**REQUIRED WORK**
Return the lines below exactly, from the first line to the line that contains "plt.rcParams['font.family'] = ['Lato', 'DejaVu". Leave out pictures.
───
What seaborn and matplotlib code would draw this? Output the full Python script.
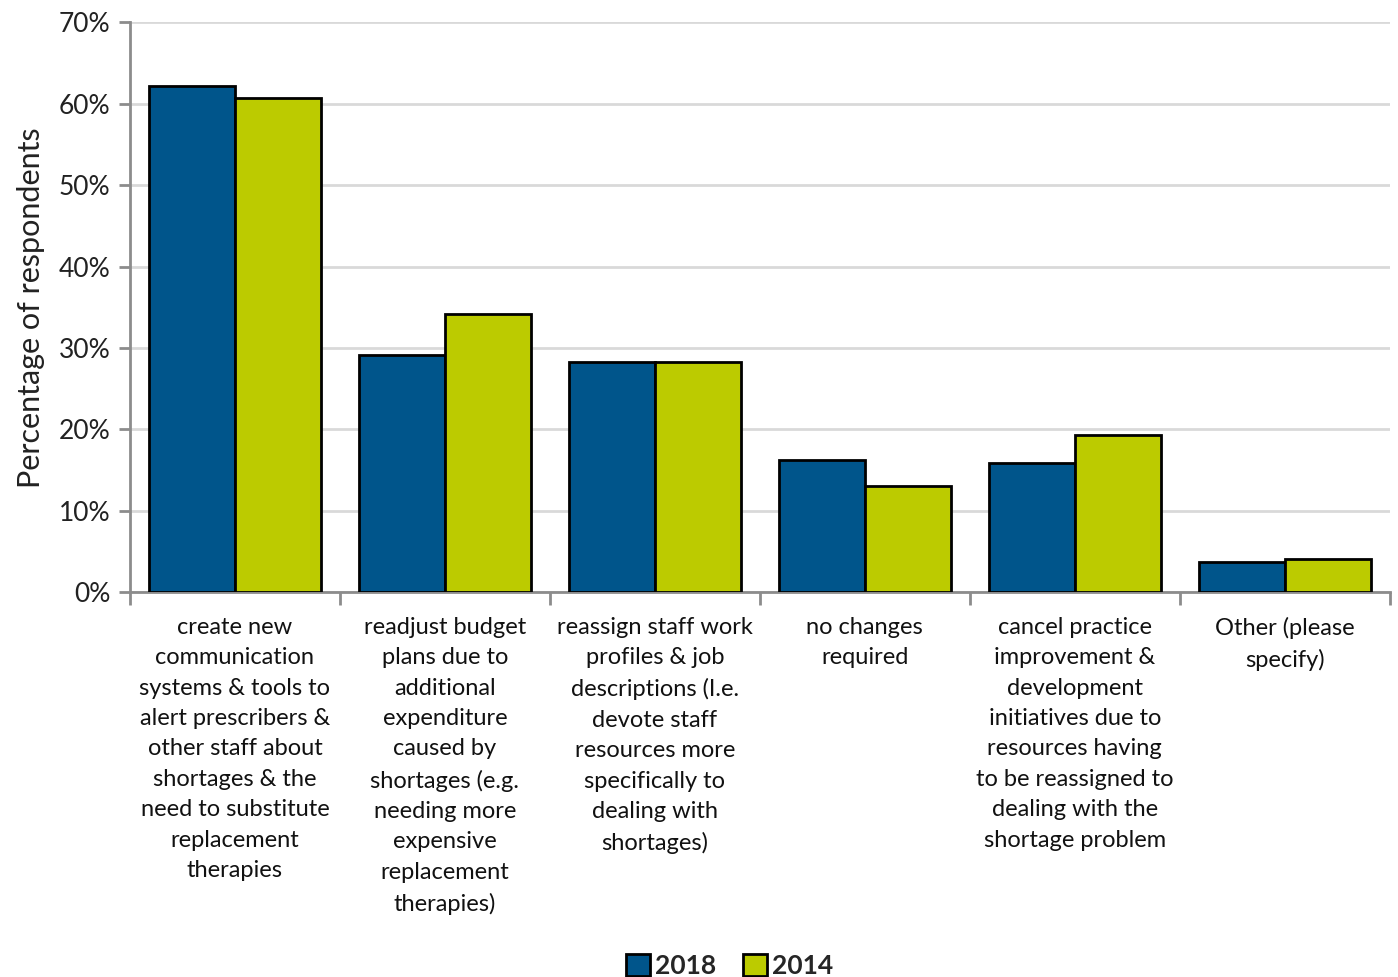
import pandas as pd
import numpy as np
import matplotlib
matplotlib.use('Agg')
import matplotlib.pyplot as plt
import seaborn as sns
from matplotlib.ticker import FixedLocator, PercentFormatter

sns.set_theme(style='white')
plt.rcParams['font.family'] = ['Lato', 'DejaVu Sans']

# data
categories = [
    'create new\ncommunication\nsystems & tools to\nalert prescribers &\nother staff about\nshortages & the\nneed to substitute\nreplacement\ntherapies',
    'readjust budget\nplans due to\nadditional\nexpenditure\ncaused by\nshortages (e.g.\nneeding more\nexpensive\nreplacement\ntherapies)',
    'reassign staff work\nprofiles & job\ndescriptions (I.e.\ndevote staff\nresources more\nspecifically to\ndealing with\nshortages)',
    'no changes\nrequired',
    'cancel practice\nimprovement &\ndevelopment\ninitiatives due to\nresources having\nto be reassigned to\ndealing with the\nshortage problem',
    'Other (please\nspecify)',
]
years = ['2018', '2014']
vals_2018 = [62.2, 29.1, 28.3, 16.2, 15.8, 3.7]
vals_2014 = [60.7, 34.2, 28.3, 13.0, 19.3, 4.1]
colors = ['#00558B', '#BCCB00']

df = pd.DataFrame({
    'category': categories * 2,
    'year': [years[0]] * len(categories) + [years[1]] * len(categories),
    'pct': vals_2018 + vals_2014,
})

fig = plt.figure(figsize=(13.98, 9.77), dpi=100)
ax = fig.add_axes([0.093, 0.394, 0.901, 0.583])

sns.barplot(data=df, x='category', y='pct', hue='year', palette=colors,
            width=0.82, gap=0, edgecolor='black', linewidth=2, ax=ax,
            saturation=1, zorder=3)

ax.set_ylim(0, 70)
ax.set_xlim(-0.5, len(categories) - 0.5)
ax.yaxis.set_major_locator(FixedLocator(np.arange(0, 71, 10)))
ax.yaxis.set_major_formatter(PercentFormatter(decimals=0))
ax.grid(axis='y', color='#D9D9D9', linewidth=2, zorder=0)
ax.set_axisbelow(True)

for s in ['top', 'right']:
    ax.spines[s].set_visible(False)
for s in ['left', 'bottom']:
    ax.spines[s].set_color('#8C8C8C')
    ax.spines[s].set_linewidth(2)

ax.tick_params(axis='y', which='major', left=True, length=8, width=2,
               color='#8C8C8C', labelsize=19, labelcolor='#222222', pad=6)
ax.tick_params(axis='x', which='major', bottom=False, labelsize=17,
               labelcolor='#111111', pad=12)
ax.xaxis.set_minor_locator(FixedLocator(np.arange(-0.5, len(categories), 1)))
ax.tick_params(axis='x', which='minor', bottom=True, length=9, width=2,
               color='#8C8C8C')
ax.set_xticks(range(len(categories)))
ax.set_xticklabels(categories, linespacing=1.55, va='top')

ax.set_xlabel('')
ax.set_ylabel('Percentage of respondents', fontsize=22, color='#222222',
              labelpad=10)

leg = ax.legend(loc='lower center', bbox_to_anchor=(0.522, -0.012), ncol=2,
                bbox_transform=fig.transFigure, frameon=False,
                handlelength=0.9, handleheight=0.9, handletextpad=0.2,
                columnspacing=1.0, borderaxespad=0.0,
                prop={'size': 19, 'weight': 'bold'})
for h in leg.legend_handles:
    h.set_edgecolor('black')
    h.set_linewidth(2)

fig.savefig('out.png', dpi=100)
───
**SOLVED EXERCISE**
What seaborn and matplotlib code would draw this? Output the full Python script.
import pandas as pd
import numpy as np
import matplotlib
matplotlib.use('Agg')
import matplotlib.pyplot as plt
import seaborn as sns
from matplotlib.ticker import FixedLocator, PercentFormatter

sns.set_theme(style='white')
plt.rcParams['font.family'] = ['Lato', 'DejaVu Sans']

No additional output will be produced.